Врач сразу словно подобрался.
— Это ведь какое-то историческое имя? — спросил он, искоса бросая сверлящий взгляд.
— Да, — сказал Саргон.
— Но это же не ваше имя, знаете ли.
— Возможно, что и нет. Я хочу сказать… Это мое единственное имя.
— Ну и ответ, ну-ну! — сказал человек с тестоподобным лицом. — Только подумать.
— А ваше настоящее имя? — спросил врач настойчивым тоном.
— Саргон.
— А не мистер А.-Э. Примби!
Саргон уставился на него, возможно и несколько диким взглядом.
— С Божьей помощью, НЕТ! — сказал он.
— А мистер Примби вообще существовал? — спросил врач.

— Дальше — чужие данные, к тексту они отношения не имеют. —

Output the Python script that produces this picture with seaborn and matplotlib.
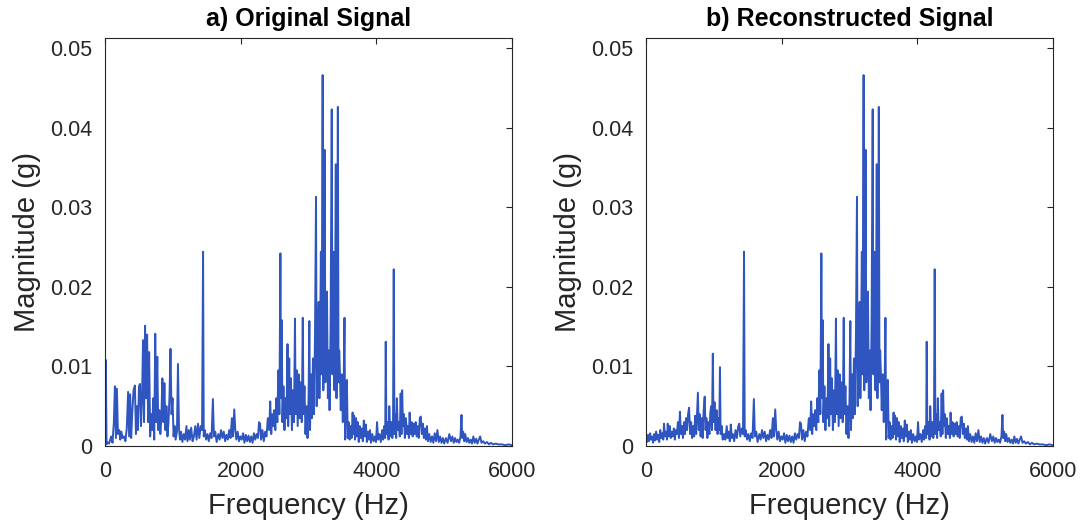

— Теперь это значения не имеет. Теперь это не важно.
— Возможно, что и важно, — сказал человек с тестоподобным лицом.
— А теперь вы Царь, или Владыка, или еще кто-то, и вам принадлежит мир?
Саргон не ответил. У него было ощущение, что он попал в сети.
Доктор обернулся к Джордану, сделал ему знак, и они заговорили шепотом. Саргон уловил только фразу мистера Джордана:
— Хиггс сам слышал.
— Разве вы не зоветесь Саргоном Великолепным? — спросил врач.
Саргон скорбно склонил голову.
— Вернее меня было бы называть Саргоном Недостойным. Многое мне не удалось.
Человек с тестоподобным лицом посмотрел на врача.
— По-моему, этого вполне достаточно, — сказал он.
— Моя совесть чиста, — сказал врач. — Собственно, заключение уже составлено.
— Если вы удовлетворены, доктор Маннингтри, то и я вполне. Если я должен осмотреть и всех остальных.
— Документы у меня в кабинете в полной готовности, — сказал врач.
— Чудненько, — сказал человек с тестоподобным лицом.
— Так любезно, что вы заехали сегодня. Я бы не стал беспокоить вас до завтра, но мы, право, переполнены. И один явно опасен. Санитарам он очень не нравится. Вам достаточно будет просто взглянуть на него. Да и на остальных тоже. Совершенно ясные случаи. Остается только подписать направления.
Они теперь говорили так, словно Саргона тут не было или словно он был неодушевленным предметом. Впрочем, таким он и стал для них. Для них он уже перестал быть членом человечества.
— Для чего вы со мной разговаривали? — внезапно спросил Саргон: то, что было сказано и сделано, породило в нем смутный страх.